Work to complete: Only the lines from the one with "Write a Python" through the one with "glucose_mean = [398, 449, 366, 384]", inclusive, should be echoed exactly; pictures are left out.

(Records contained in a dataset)
** start **

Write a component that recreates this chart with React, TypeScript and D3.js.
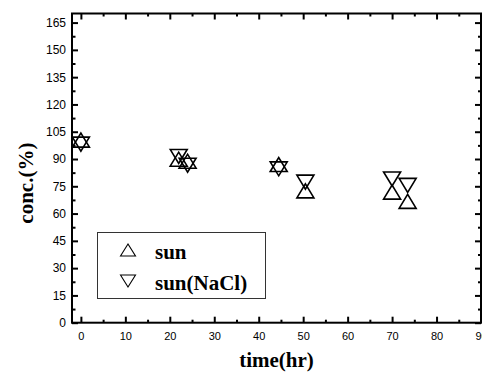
import React, { useEffect, useRef } from "react";
import * as d3 from "d3";

const timeHr = [0, 22, 24, 44.5, 50.5, 70, 73.5];
const sunConc = [100.4, 89.9, 88.8, 87.0, 72.5, 71.8, 66.7];
const sunNaClConc = [98.2, 91.4, 86.6, 84.6, 77.3, 79.0, 75.5];

const seriesNames = ["sun", "sun(NaCl)"];

const xTickLabels = [0, 10, 20, 30, 40, 50, 60, 70, 80, 90];
const xMinorTicks = [5, 15, 25, 35, 45, 55, 65, 75, 85];
const yTickLabels = [0, 15, 30, 45, 60, 75, 90, 105, 120, 135, 150, 165];
const yMinorTicks = [7.5, 22.5, 37.5, 52.5, 67.5, 82.5, 97.5, 112.5, 127.5, 142.5, 157.5];

const W = 482;
const H = 374;
const margin = { top: 13.5, right: 1, bottom: 51.3, left: 72 };

const sansFont = "'Liberation Sans', Arial, sans-serif";
const serifFont = "'Liberation Serif', 'Times New Roman', serif";

// triangle marker, pointing up (dir = 1) or down (dir = -1)
const triangle = (w: number, h: number, dir: number) =>
  (d3.line()([
    [-w / 2, (dir * h) / 2],
    [0, (-dir * h) / 2],
    [w / 2, (dir * h) / 2],
  ]) as string) + "Z";

const App: React.FC = () => {
  const svgRef = useRef<SVGSVGElement>(null);

  useEffect(() => {
    document.body.style.margin = "0";
    if (svgRef.current === null) return;

    const svg = d3.select(svgRef.current);
    svg.selectAll("*").remove();

    const x = d3
      .scaleLinear()
      .domain([-2, 90])
      .range([margin.left, W - margin.right]);
    const y = d3
      .scaleLinear()
      .domain([0, 170])
      .range([H - margin.bottom, margin.top]);

    const x0 = x(-2);
    const x1 = x(90);
    const y0 = y(0);
    const y1 = y(170);

    // axes: ticks point inward
    const styleAxis = (g: d3.Selection<SVGGElement, unknown, null, undefined>) => {
      g.select(".domain").remove();
      g.selectAll(".tick line").attr("stroke", "#000").attr("stroke-width", 2);
      g.selectAll("text")
        .attr("fill", "#000")
        .style("font-family", sansFont);
    };

    const bottom = svg.append("g").attr("transform", `translate(0, ${y0})`);
    bottom.call(
      d3
        .axisBottom(x)
        .tickValues(xTickLabels)
        .tickSizeInner(-6)
        .tickSizeOuter(0)
        .tickPadding(9.5)
        .tickFormat(d3.format("d"))
    );
    styleAxis(bottom);
    bottom.selectAll("text").style("font-size", "11px");

    const bottomMinor = svg.append("g").attr("transform", `translate(0, ${y0})`);
    bottomMinor.call(
      d3.axisBottom(x).tickValues(xMinorTicks).tickSizeInner(-3).tickSizeOuter(0).tickFormat(() => "")
    );
    styleAxis(bottomMinor);

    const top = svg.append("g").attr("transform", `translate(0, ${y1})`);
    top.call(
      d3.axisTop(x).tickValues(xTickLabels).tickSizeInner(-6).tickSizeOuter(0).tickFormat(() => "")
    );
    styleAxis(top);
    const topMinor = svg.append("g").attr("transform", `translate(0, ${y1})`);
    topMinor.call(
      d3.axisTop(x).tickValues(xMinorTicks).tickSizeInner(-3).tickSizeOuter(0).tickFormat(() => "")
    );
    styleAxis(topMinor);

    const left = svg.append("g").attr("transform", `translate(${x0}, 0)`);
    left.call(
      d3
        .axisLeft(y)
        .tickValues(yTickLabels)
        .tickSizeInner(-6)
        .tickSizeOuter(0)
        .tickPadding(6)
        .tickFormat(d3.format("d"))
    );
    styleAxis(left);
    left.selectAll("text").style("font-size", "12px");

    const leftMinor = svg.append("g").attr("transform", `translate(${x0}, 0)`);
    leftMinor.call(
      d3.axisLeft(y).tickValues(yMinorTicks).tickSizeInner(-3.5).tickSizeOuter(0).tickFormat(() => "")
    );
    styleAxis(leftMinor);

    const right = svg.append("g").attr("transform", `translate(${x1}, 0)`);
    right.call(
      d3.axisRight(y).tickValues(yTickLabels).tickSizeInner(-6).tickSizeOuter(0).tickFormat(() => "")
    );
    styleAxis(right);
    const rightMinor = svg.append("g").attr("transform", `translate(${x1}, 0)`);
    rightMinor.call(
      d3.axisRight(y).tickValues(yMinorTicks).tickSizeInner(-3).tickSizeOuter(0).tickFormat(() => "")
    );
    styleAxis(rightMinor);

    // frame
    svg
      .append("rect")
      .attr("x", x0)
      .attr("y", y1)
      .attr("width", x1 - x0)
      .attr("height", y0 - y1)
      .attr("fill", "none")
      .attr("stroke", "#000")
      .attr("stroke-width", 2);

    // points
    const series = [
      { name: seriesNames[0], values: sunConc, dir: 1 },
      { name: seriesNames[1], values: sunNaClConc, dir: -1 },
    ];

    const points = svg.append("g");
    series.forEach(s => {
      points
        .append("g")
        .selectAll("path")
        .data(timeHr.map((t, i) => ({ t, v: s.values[i] })))
        .enter()
        .append("path")
        .attr("d", triangle(17, 14, s.dir))
        .attr("transform", d => `translate(${x(d.t)}, ${y(d.v)})`)
        .attr("fill", "none")
        .attr("stroke", "#000")
        .attr("stroke-width", 1.6)
        .attr("stroke-linejoin", "miter");
    });

    // legend
    const legend = svg.append("g");
    legend
      .append("rect")
      .attr("x", 97.5)
      .attr("y", 232.5)
      .attr("width", 168)
      .attr("height", 66)
      .attr("fill", "#fff")
      .attr("stroke", "#333")
      .attr("stroke-width", 1);

    series.forEach((s, i) => {
      const row = legend.append("g").attr("transform", `translate(0, ${i * 31})`);
      row
        .append("path")
        .attr("d", triangle(15, 12, s.dir))
        .attr("transform", `translate(128, 250)`)
        .attr("fill", "none")
        .attr("stroke", "#000")
        .attr("stroke-width", 1.1);
      row
        .append("text")
        .attr("x", 155)
        .attr("y", 258.5)
        .style("font-family", serifFont)
        .style("font-weight", "bold")
        .style("font-size", "21px")
        .text(s.name);
    });

    // axis titles
    svg
      .append("text")
      .attr("x", (x0 + x1) / 2)
      .attr("y", 367)
      .attr("text-anchor", "middle")
      .style("font-family", serifFont)
      .style("font-weight", "bold")
      .style("font-size", "21px")
      .text("time(hr)");

    svg
      .append("text")
      .attr("transform", `translate(33, ${(y0 + y1) / 2 + 15}) rotate(-90)`)
      .attr("text-anchor", "middle")
      .style("font-family", serifFont)
      .style("font-weight", "bold")
      .style("font-size", "21px")
      .text("conc.(%)");
  }, []);

  return <svg ref={svgRef} width={W} height={H} style={{ display: "block", background: "#fff" }} />;
};

export default App;
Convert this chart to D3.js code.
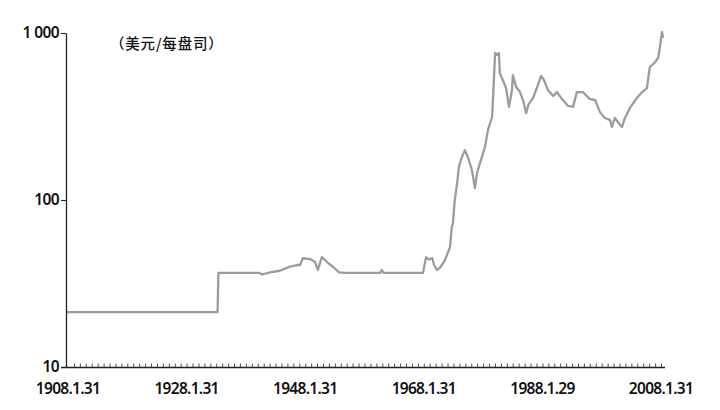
<!DOCTYPE html>
<html><head><meta charset="utf-8">
<script src="https://cdn.jsdelivr.net/npm/d3@7"></script>
<style>
body{margin:0;background:#fff;}
svg{display:block;}
</style></head>
<body>
<svg id="chart" width="720" height="410"></svg>
<script>
// Gold price, USD per ounce
const years = [1907.85,1933.3,1933.45,1940.4,1940.8,1942.15,1943.8,1945.5,1946.7,1947.2,1947.7,1948.9,1949.7,1950.2,1950.9,1951.75,1952.8,1953.8,1954.8,1960.7,1961.0,1961.3,1967.95,1968.45,1968.95,1969.5,1969.8,1970.3,1970.8,1971.65,1972.5,1972.8,1973.0,1973.3,1973.7,1974.0,1974.5,1975.0,1975.5,1976.2,1976.7,1977.05,1977.55,1978.4,1978.9,1979.6,1979.9,1980.1,1980.4,1980.75,1980.9,1981.4,1981.95,1982.45,1982.95,1983.1,1983.65,1984.3,1984.8,1985.35,1985.7,1986.5,1987.2,1987.85,1988.35,1989.0,1989.9,1990.55,1991.4,1992.4,1993.25,1993.9,1994.9,1996.1,1996.95,1997.8,1998.6,1999.5,1999.8,2000.3,2001.2,2001.5,2002.0,2002.85,2004.0,2004.9,2005.7,2006.2,2007.1,2007.6,2007.9,2008.25,2008.4];
const prices = [21.3,21.3,36.6,36.6,35.8,36.9,37.7,39.9,40.8,40.8,44.8,44.3,42.7,38.1,45.6,42.5,39.7,36.9,36.6,36.6,38.1,36.6,36.6,45.4,44,45,40.8,38.1,39.2,43.7,52.3,68.9,72.8,100,126,158,181,199,181,151,118,145,166,208,263,314,523,759,738,759,576,523,468,361,456,560,475,443,397,332,371,408,475,553,523,456,420,443,402,366,361,443,443,402,397,336,310,301,274,310,281,274,310,356,408,443,468,626,670,709,825,1014,933];

const yTickValues = [10, 100, 1000];
const yTickLabels = ["10", "100", "1 000"];
const xTickYears = [1908.08, 1928.08, 1948.08, 1968.08, 1988.08, 2008.08];
const xTickLabels = ["1908.1.31", "1928.1.31", "1948.1.31", "1968.1.31", "1988.1.29", "2008.1.31"];
const unitLabel = "（美元/每盘司）";

const svg = d3.select("#chart");
const x = d3.scaleLinear().domain([1908.08, 2008.08]).range([68, 661]);
const y = d3.scaleLog().domain([10, 1000]).range([367, 33]);

const font = "'Noto Sans', 'DejaVu Sans', sans-serif";

// price line
const line = d3.line().x((d, i) => x(years[i])).y(d => y(d));
svg.append("path")
  .datum(prices)
  .attr("d", line)
  .attr("fill", "none")
  .attr("stroke", "#9c9c9c")
  .attr("stroke-width", 2.3)
  .attr("stroke-linejoin", "round");

// y axis
const yAxis = d3.axisLeft(y)
  .tickValues(yTickValues)
  .tickFormat((d, i) => yTickLabels[i])
  .tickSizeInner(5)
  .tickSizeOuter(0)
  .tickPadding(2);
const gy = svg.append("g").attr("transform", "translate(66,0)").call(yAxis);
gy.select(".domain").attr("stroke", "#222").attr("stroke-width", 1.3);
gy.selectAll(".tick line").attr("stroke", "#222").attr("stroke-width", 1.1);
gy.selectAll(".tick text")
  .attr("font-family", font).attr("font-size", 15.5)
  .attr("letter-spacing", "-0.6px")
  .attr("fill", "#111").attr("font-weight", 600);

// x axis: yearly ticks pointing up
const yearTicks = d3.range(1909, 2009).map(v => v + 0.08);
const xAxis = d3.axisBottom(x)
  .tickValues(yearTicks)
  .tickFormat("")
  .tickSizeInner(-4)
  .tickSizeOuter(0);
const gx = svg.append("g").attr("transform", "translate(0,367.5)").call(xAxis);
gx.select(".domain").remove();
gx.selectAll(".tick line").attr("stroke", "#444").attr("stroke-width", 0.9);
svg.append("line")
  .attr("x1", 61).attr("x2", 665)
  .attr("y1", 367.5).attr("y2", 367.5)
  .attr("stroke", "#222").attr("stroke-width", 1.3);

// x tick labels
svg.append("g").selectAll("text")
  .data(xTickYears)
  .join("text")
  .attr("x", d => x(d))
  .attr("y", 394)
  .attr("text-anchor", "middle")
  .attr("font-family", font)
  .attr("font-size", 15.5)
  .attr("letter-spacing", "-0.7px")
  .attr("font-weight", 600)
  .attr("fill", "#111")
  .text((d, i) => xTickLabels[i]);

// unit label
svg.append("text")
  .attr("x", 110)
  .attr("y", 49)
  .attr("font-family", "'Noto Sans CJK SC', sans-serif")
  .attr("font-size", 14.5)
  .attr("letter-spacing", "0.8px")
  .attr("font-weight", 500)
  .attr("fill", "#111")
  .text(unitLabel);
</script>
</body></html>
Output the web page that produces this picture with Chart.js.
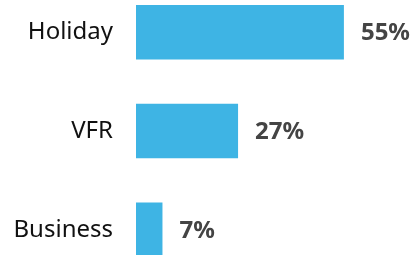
<!DOCTYPE html>
<html>
<head>
<meta charset="utf-8">
<script src="https://cdn.jsdelivr.net/npm/chart.js@4"></script>
<style>
  html, body { margin: 0; padding: 0; background: #fff; overflow: hidden; }
  #chart { position: absolute; left: 0; top: -17px; }
</style>
</head>
<body>
<canvas id="chart" width="418" height="296"></canvas>
<script>
let categories = ["Holiday", "VFR", "Business"];
let shares = [55, 27, 7];
let valueLabels = ["55%", "27%", "7%"];

let barColor = "#3eb4e4";

// draws the percent next to each bar end
let valuePlugin = {
    id: "valueLabels",
    afterDatasetsDraw(chart) {
        let ctx = chart.ctx;
        let meta = chart.getDatasetMeta(0);
        ctx.save();
        ctx.font = "bold 24px 'Noto Sans'";
        ctx.fillStyle = "#444444";
        ctx.textAlign = "left";
        ctx.textBaseline = "middle";
        meta.data.forEach((bar, i) => {
            ctx.fillText(valueLabels[i], bar.x + 17, bar.y + 1);
        });
        ctx.restore();
    }
};

new Chart(document.getElementById("chart"), {
    type: "bar",
    data: {
        labels: categories,
        datasets: [{
            data: shares,
            backgroundColor: barColor,
            barPercentage: 0.553,
            categoryPercentage: 1
        }]
    },
    options: {
        indexAxis: "y",
        responsive: false,
        animation: false,
        layout: { padding: 0 },
        plugins: {
            legend: { display: false },
            tooltip: { enabled: false }
        },
        scales: {
            x: {
                display: false,
                min: 0,
                max: 74.6
            },
            y: {
                border: { display: false },
                grid: { display: false, drawTicks: false },
                ticks: {
                    padding: 23,
                    color: "#111111",
                    font: { family: "Noto Sans", size: 24 }
                },
                afterFit(scale) {
                    scale.width = 136;
                    scale.paddingTop = 0;
                    scale.paddingBottom = 0;
                }
            }
        }
    },
    plugins: [valuePlugin]
});
</script>
</body>
</html>
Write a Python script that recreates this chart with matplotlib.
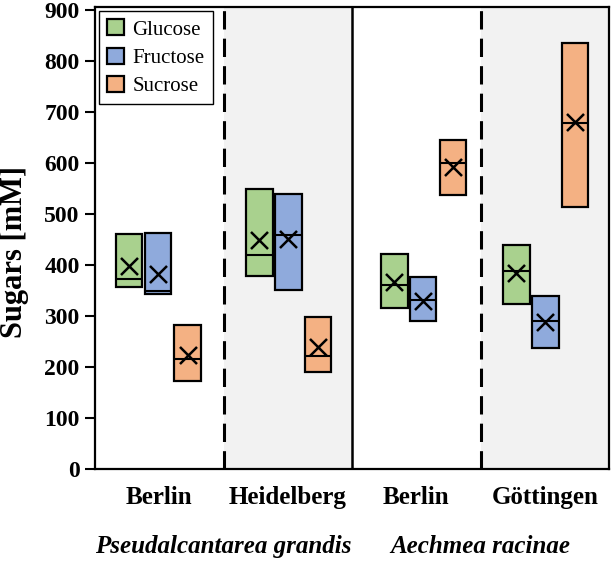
import matplotlib
matplotlib.use("Agg")
import matplotlib.pyplot as plt
from matplotlib.patches import Patch
from matplotlib import transforms
import numpy as np

plt.rcParams['font.family'] = ['Liberation Serif', 'DejaVu Serif']

groups = ['Berlin', 'Heidelberg', 'Berlin', 'Göttingen']
species = ['Pseudalcantarea grandis', 'Aechmea racinae']
sugars = ['Glucose', 'Fructose', 'Sucrose']

glucose_q1 = [357, 378, 315, 324]
glucose_q3 = [460, 550, 422, 440]
glucose_median = [372, 419, 361, 389]
glucose_mean = [398, 449, 366, 384]

fructose_q1 = [343, 352, 290, 238]
fructose_q3 = [462, 540, 377, 340]
fructose_median = [350, 458, 331, 290]
fructose_mean = [383, 451, 330, 288]

sucrose_q1 = [172, 191, 537, 514]
sucrose_q3 = [283, 299, 646, 836]
sucrose_median = [215, 222, 601, 678]
sucrose_mean = [223, 239, 592, 680]

colors = ['#a9d18e', '#8faadc', '#f4b183']

fig = plt.figure(figsize=(6.13, 5.62), dpi=100)
ax = fig.add_axes([95/613, 1-469/562, 514/613, 462/562])

x = np.arange(len(groups))
group_shift = np.array([-0.015, 0.0, 0.05, 0.0])
offsets = [-0.22, 0.005, 0.235]
width = 0.205

series = [
    (glucose_q1, glucose_q3, glucose_median, glucose_mean),
    (fructose_q1, fructose_q3, fructose_median, fructose_mean),
    (sucrose_q1, sucrose_q3, sucrose_median, sucrose_mean),
]

ax.axvspan(0.5, 1.5, color='#f2f2f2', zorder=0, lw=0)
ax.axvspan(2.5, 3.5, color='#f2f2f2', zorder=0, lw=0)
ax.axvline(0.5, color='black', lw=2.2, ls=(0, (6, 3)), zorder=1)
ax.axvline(2.5, color='black', lw=2.2, ls=(0, (6, 3)), zorder=1)
ax.axvline(1.5, color='black', lw=1.8, zorder=1)

for (q1, q3, med, mean), off, c in zip(series, offsets, colors):
    q1 = np.array(q1); q3 = np.array(q3)
    pos = x + group_shift + off
    ax.bar(pos, q3 - q1, bottom=q1, width=width, color=c,
           edgecolor='black', linewidth=1.6, zorder=3)
    ax.hlines(med, pos - width/2, pos + width/2, color='black', lw=1.5, zorder=4)
    ax.scatter(pos, mean, marker='x', s=150, color='black', linewidths=1.8, zorder=5)

ax.set_xlim(-0.5, 3.5)
ax.set_ylim(0, 906)
ax.set_yticks(np.arange(0, 901, 100))
ax.tick_params(axis='y', direction='out', length=7, width=1.5, labelsize=17, pad=4)
for lab in ax.get_yticklabels():
    lab.set_fontweight('bold')
ax.set_xticks(x)
ax.set_xticklabels(groups, fontsize=18, fontweight='bold')
ax.tick_params(axis='x', length=0, pad=12)
for s in ax.spines.values():
    s.set_linewidth(1.6)
    s.set_color('black')

trans = transforms.blended_transform_factory(ax.transData, ax.transAxes)
for xpos, sp in zip([0.5, 2.5], species):
    ax.text(xpos, (469-553)/462, sp, transform=trans, ha='center', va='baseline',
            fontsize=18, fontweight='bold', fontstyle='italic')

fig.text(15/613, 1-252/562, 'Sugars [mM]', rotation=90, ha='center', va='center',
         fontsize=22, fontweight='bold')

handles = [Patch(facecolor=c, edgecolor='black', linewidth=1.6) for c in colors]
leg = ax.legend(handles, sugars, loc='upper left', bbox_to_anchor=(0.008, 0.991),
                borderaxespad=0, fontsize=15, handlelength=0.8, handleheight=0.8,
                handletextpad=0.4, labelspacing=0.38, fancybox=False,
                edgecolor='black', framealpha=1, borderpad=0.4)
leg.get_frame().set_linewidth(1.0)
leg.set_zorder(6)

fig.savefig('out.png', dpi=100)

** end **

Task answer:
Write a Python script that recreates this chart with matplotlib.
import matplotlib
matplotlib.use("Agg")
import matplotlib.pyplot as plt
from matplotlib.patches import Patch
from matplotlib import transforms
import numpy as np

plt.rcParams['font.family'] = ['Liberation Serif', 'DejaVu Serif']

groups = ['Berlin', 'Heidelberg', 'Berlin', 'Göttingen']
species = ['Pseudalcantarea grandis', 'Aechmea racinae']
sugars = ['Glucose', 'Fructose', 'Sucrose']

glucose_q1 = [357, 378, 315, 324]
glucose_q3 = [460, 550, 422, 440]
glucose_median = [372, 419, 361, 389]
glucose_mean = [398, 449, 366, 384]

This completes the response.